Ready to Play Monopoly?

Here's the analogy: Monopoly and the game of real estate. Pretty simple on the face of it: buy properties and collect rent when people land on them. Over time, buy houses to collect more rent, then turn the properties into hotels or apartment buildings to maximize rents.

But the smart player or investor wants to buy where most people land (or want to live). Not the glitziest or most expensive neighborhoods, only the most popular...think Orange on the game board.

The cheapest properties are often in the most challenging areas, with an abundance of vacant or run-down buildings, high credit risks and high crime rate...think Baltic Ave. Money can be made but it's not for the faint of heart.

The most desirable neighborhoods for most players and investors are the middle markets, where lots of people want to live because they are now further from the Purples but can't quite get to the Greens.
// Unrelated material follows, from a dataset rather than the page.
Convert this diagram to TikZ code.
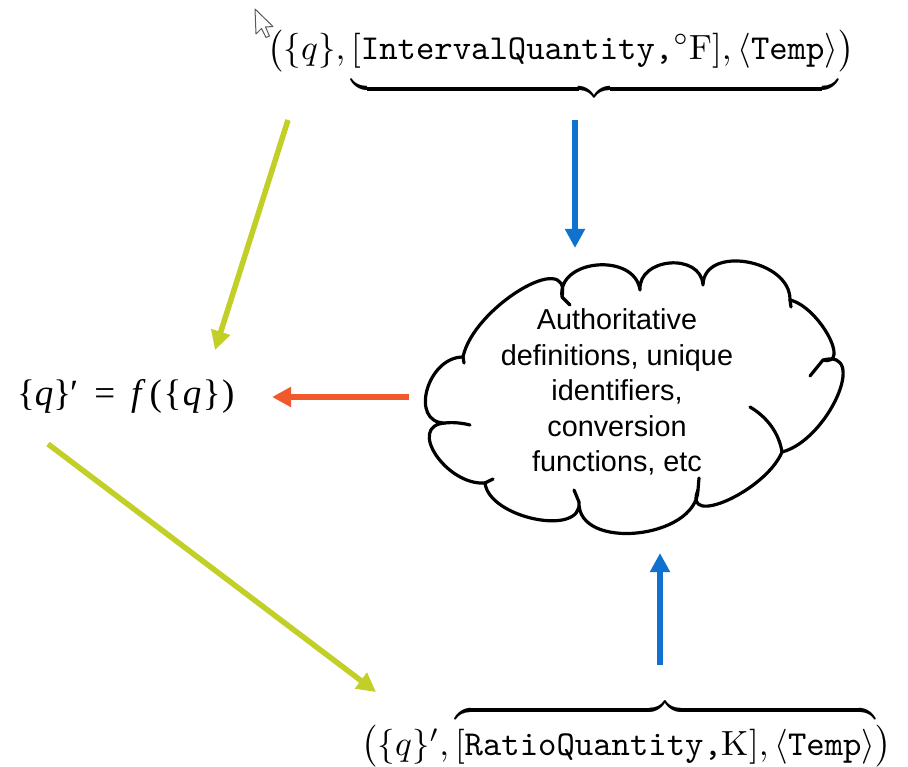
\documentclass[tikz,border=0pt]{standalone}
\usepackage{fontspec}
\newfontfamily\cloudfont{Liberation Sans}
\newfontfamily\eqfont{Liberation Serif}
\usetikzlibrary{arrows.meta}
\definecolor{limegreen}{RGB}{193,207,38}
\definecolor{arrowblue}{RGB}{14,114,206}
\definecolor{arroworange}{RGB}{240,90,42}
\tikzset{
  fatarrow/.style={line width=5.5pt,-{Triangle[length=19pt,width=19pt]}},
  limearrow/.style={fatarrow,draw=limegreen,fill=limegreen},
  bluearrow/.style={fatarrow,draw=arrowblue,fill=arrowblue},
  orangearrow/.style={fatarrow,draw=arroworange,fill=arroworange},
  cloudline/.style={draw=black,line width=3.2pt,line cap=round,line join=round},
  mathlabel/.style={inner sep=0pt,scale=3.5,transform shape}
}
\begin{document}
\begin{tikzpicture}[x=1pt,y=-1pt]
\useasboundingbox (0,0) rectangle (908,767);
\fill[white] (0,0) rectangle (908,767);

% mouse pointer
\draw[fill=white,draw=gray!70!black,line width=1pt,line join=round]
  (255,9) -- (256,34) -- (261.5,28.5) -- (266,37.5) -- (269.5,36) -- (265.5,27) -- (273,26.5) -- cycle;

% quantity tuples
\node[mathlabel,anchor=base west] (topq) at (267,60)
  {$\bigl(\{q\},\underbrace{[\texttt{IntervalQuantity,}{}^{\circ}\mathrm{F}],\langle\texttt{Temp}\rangle\vrule depth 4.6pt width 0pt height 0pt}\bigr)$};
\node[mathlabel,anchor=base west] (botq) at (361,755)
  {$\bigl(\{q\}',\overbrace{[\texttt{RatioQuantity,}\mathrm{K}],\langle\texttt{Temp}\rangle\vrule height 9.2pt width 0pt depth 0pt}\bigr)$};

% conversion formula
\node[inner sep=0pt,anchor=base west] (fq) at (17,405)
  {\eqfont\fontsize{37}{42}\selectfont\{\textit{q}\}\kern-1pt′\hspace{16pt}=\hspace{16pt}\textit{f}\kern4pt(\kern1.5pt\{\kern1.5pt\textit{q}\kern1.5pt\}\kern1.5pt)};

% cloud outline
\draw[cloudline]
  (445,423) .. controls (409,423) and (427,357) .. (463,357)
  .. controls (473,307.7) and (572,247.7) .. (562,297)
  .. controls (556.7,259) and (634.7,252) .. (640,290)
  .. controls (638,257.3) and (701,252.3) .. (703,285)
  .. controls (703.7,244.3) and (790.7,259.3) .. (790,300)
  .. controls (818.7,306.7) and (851.7,366.7) .. (823,360)
  .. controls (869,348) and (828,440) .. (782,452)
  .. controls (766,490.7) and (682,528.7) .. (698,490)
  .. controls (696,539.3) and (577,551.3) .. (579,502)
  .. controls (583,537.3) and (489,518.3) .. (485,483)
  .. controls (446.3,485.7) and (406.3,425.7) .. (445,423);
% inner ends of the puffs
\draw[cloudline] (445,423) .. controls (453,422) and (462,423) .. (470,425);
\draw[cloudline] (485,483) -- (493,479);
\draw[cloudline] (579,502) -- (574,490);
\draw[cloudline] (698,490) -- (699,478);
\draw[cloudline] (782,452) .. controls (779,433) and (767,417) .. (750,407);
\draw[cloudline] (823,360) -- (810,376);
\draw[cloudline] (790,300) -- (791,307);
\draw[cloudline] (562,297) -- (570,305);
\draw[cloudline] (463,357) -- (464,363);

\node[inner sep=0pt,align=center,font=\cloudfont\fontsize{28.8}{35.5}\selectfont] (ctext) at (617,392)
  {Authoritative\\definitions, unique\\identifiers,\\conversion\\functions, etc};

% arrow ends
\coordinate (ga1) at (288,120);
\coordinate (ga2) at (215,350);
\coordinate (ba1) at (575,120);
\coordinate (ba2) at (575,248);
\coordinate (oa1) at (409,397);
\coordinate (oa2) at (272,397);
\coordinate (gb1) at (48,444);
\coordinate (gb2) at (376,692);
\coordinate (bb1) at (660,665);
\coordinate (bb2) at (660,553);

\draw[limearrow] (ga1) -- (ga2);
\draw[bluearrow] (ba1) -- (ba2);
\draw[orangearrow] (oa1) -- (oa2);
\draw[limearrow] (gb1) -- (gb2);
\draw[bluearrow] (bb1) -- (bb2);
\end{tikzpicture}
\end{document}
So in the game of Monopoly, the odds are greatest that players will land in the middle, on Orange or Red...in the game of real estate the same applies; only people coming to those properties are renters.

What this all means for investors interested in owning rental properties is that while purchase prices may be higher in nicer neighborhoods, the rents are higher and the demand from better qualified renters is greater. So the best deal is not always where it's cheapest. You can buy low and rent low (Purple) or pay more and charge more and make more money (Orange and Red).

And don't forget the possibility of appreciation...but that is for another day.